#### Objective
Every line that contains "this" counts once; give the total number of such lines, with no other words.

#### Task inputs
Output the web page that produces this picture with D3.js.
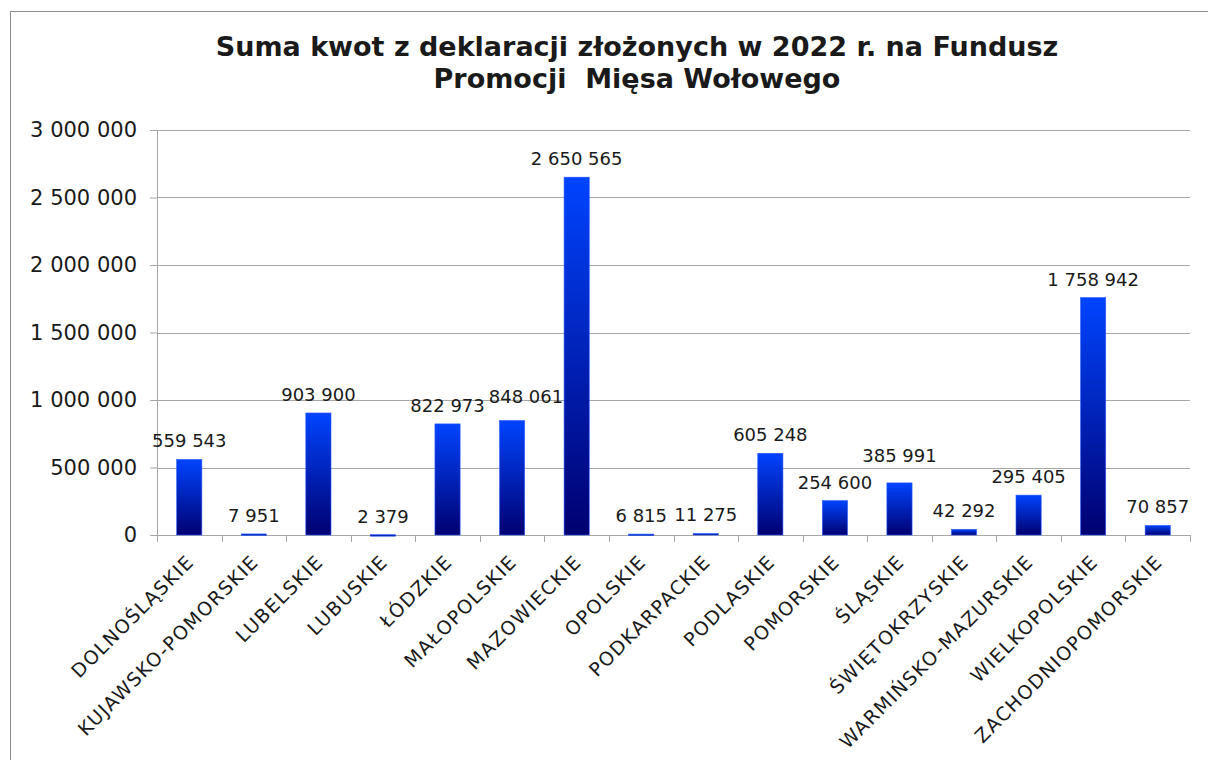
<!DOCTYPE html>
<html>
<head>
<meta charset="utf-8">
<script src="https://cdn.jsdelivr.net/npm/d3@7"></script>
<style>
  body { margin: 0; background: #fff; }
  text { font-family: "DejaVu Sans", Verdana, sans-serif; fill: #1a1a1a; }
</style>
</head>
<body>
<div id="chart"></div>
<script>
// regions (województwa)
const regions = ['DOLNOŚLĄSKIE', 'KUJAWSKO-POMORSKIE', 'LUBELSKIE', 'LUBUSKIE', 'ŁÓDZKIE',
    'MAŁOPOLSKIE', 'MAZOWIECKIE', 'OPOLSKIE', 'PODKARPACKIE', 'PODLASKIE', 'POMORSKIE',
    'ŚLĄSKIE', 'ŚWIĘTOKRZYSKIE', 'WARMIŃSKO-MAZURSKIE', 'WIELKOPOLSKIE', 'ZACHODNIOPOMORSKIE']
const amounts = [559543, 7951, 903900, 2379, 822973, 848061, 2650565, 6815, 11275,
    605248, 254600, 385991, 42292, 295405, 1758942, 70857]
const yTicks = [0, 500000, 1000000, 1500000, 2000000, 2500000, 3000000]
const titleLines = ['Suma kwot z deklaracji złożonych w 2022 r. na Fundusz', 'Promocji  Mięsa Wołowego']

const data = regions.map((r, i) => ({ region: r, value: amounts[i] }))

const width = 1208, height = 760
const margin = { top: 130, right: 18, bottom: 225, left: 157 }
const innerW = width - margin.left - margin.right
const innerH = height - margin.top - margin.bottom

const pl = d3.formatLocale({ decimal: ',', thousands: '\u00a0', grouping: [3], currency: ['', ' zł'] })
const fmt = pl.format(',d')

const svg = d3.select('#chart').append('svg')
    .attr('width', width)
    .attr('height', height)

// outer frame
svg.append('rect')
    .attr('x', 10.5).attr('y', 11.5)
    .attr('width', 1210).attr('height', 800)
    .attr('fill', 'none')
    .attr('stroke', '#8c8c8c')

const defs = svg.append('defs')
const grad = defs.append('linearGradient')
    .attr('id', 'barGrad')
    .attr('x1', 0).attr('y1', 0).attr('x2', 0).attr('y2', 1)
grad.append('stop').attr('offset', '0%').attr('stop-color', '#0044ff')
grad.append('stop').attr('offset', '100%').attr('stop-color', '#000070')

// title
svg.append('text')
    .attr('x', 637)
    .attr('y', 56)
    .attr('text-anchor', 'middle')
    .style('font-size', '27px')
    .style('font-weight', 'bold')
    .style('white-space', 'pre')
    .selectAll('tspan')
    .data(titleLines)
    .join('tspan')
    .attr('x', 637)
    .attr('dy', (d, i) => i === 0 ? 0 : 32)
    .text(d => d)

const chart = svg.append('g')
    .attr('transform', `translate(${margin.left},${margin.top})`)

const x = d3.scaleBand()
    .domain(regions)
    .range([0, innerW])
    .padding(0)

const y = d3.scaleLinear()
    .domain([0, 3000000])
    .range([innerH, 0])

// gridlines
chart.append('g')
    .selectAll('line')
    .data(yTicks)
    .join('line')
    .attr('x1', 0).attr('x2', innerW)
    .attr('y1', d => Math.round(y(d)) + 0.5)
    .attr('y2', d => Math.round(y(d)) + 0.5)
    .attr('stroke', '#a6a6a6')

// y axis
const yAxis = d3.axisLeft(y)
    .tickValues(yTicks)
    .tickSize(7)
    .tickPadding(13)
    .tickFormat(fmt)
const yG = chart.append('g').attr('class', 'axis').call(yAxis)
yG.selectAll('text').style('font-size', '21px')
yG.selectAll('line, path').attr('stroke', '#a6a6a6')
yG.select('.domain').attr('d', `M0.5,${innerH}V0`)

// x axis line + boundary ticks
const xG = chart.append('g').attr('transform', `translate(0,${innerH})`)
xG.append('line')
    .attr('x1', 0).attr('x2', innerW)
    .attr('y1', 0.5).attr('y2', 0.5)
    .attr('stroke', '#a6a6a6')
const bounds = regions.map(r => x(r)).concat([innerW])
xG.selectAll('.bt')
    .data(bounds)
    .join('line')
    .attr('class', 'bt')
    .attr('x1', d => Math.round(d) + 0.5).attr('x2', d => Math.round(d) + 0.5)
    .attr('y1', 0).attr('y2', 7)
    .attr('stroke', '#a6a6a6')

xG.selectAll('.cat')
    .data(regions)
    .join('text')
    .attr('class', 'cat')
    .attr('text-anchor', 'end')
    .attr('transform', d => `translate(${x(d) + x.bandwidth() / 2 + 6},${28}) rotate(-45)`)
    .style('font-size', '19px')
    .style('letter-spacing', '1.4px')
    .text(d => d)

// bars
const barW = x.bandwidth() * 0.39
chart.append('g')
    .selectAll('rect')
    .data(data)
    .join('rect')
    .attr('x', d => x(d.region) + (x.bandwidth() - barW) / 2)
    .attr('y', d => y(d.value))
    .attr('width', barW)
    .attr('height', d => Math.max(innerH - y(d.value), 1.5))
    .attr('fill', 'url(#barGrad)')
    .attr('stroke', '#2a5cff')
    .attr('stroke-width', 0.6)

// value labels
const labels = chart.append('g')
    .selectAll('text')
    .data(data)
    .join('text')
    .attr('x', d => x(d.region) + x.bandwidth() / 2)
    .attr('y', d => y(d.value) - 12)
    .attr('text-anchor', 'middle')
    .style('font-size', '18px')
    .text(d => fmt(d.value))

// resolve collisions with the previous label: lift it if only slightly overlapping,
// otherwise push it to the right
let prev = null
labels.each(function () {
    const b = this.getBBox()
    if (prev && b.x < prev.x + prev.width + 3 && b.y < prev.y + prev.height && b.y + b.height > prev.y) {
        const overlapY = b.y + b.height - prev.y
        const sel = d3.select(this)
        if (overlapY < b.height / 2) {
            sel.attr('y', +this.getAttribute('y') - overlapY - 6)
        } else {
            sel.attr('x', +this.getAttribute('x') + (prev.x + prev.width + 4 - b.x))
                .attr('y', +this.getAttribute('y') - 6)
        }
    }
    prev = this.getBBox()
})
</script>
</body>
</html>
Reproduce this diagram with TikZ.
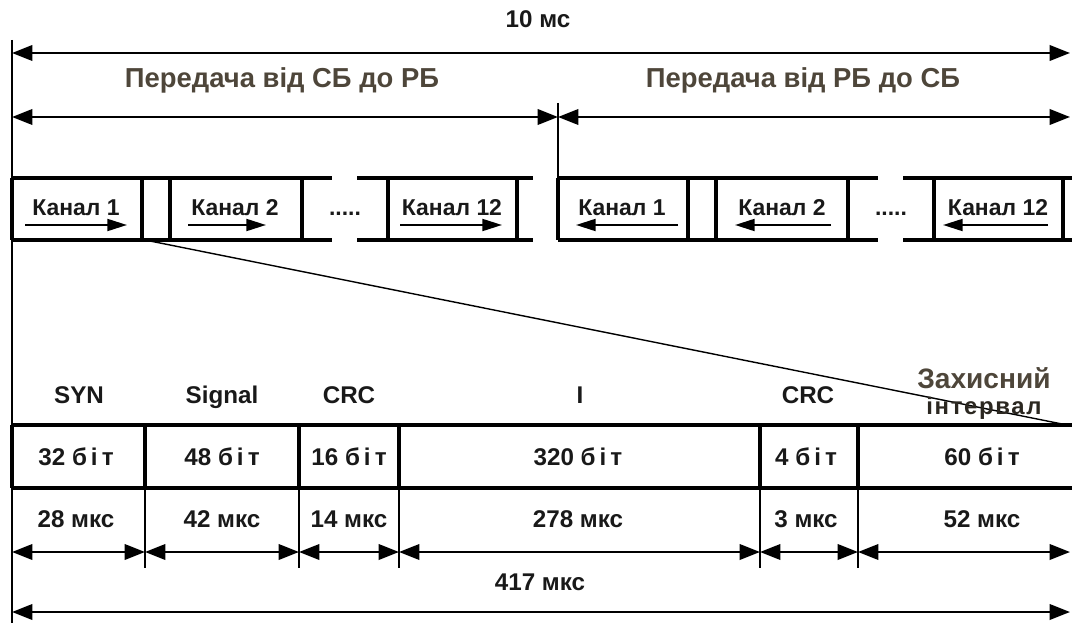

#### Full answer
8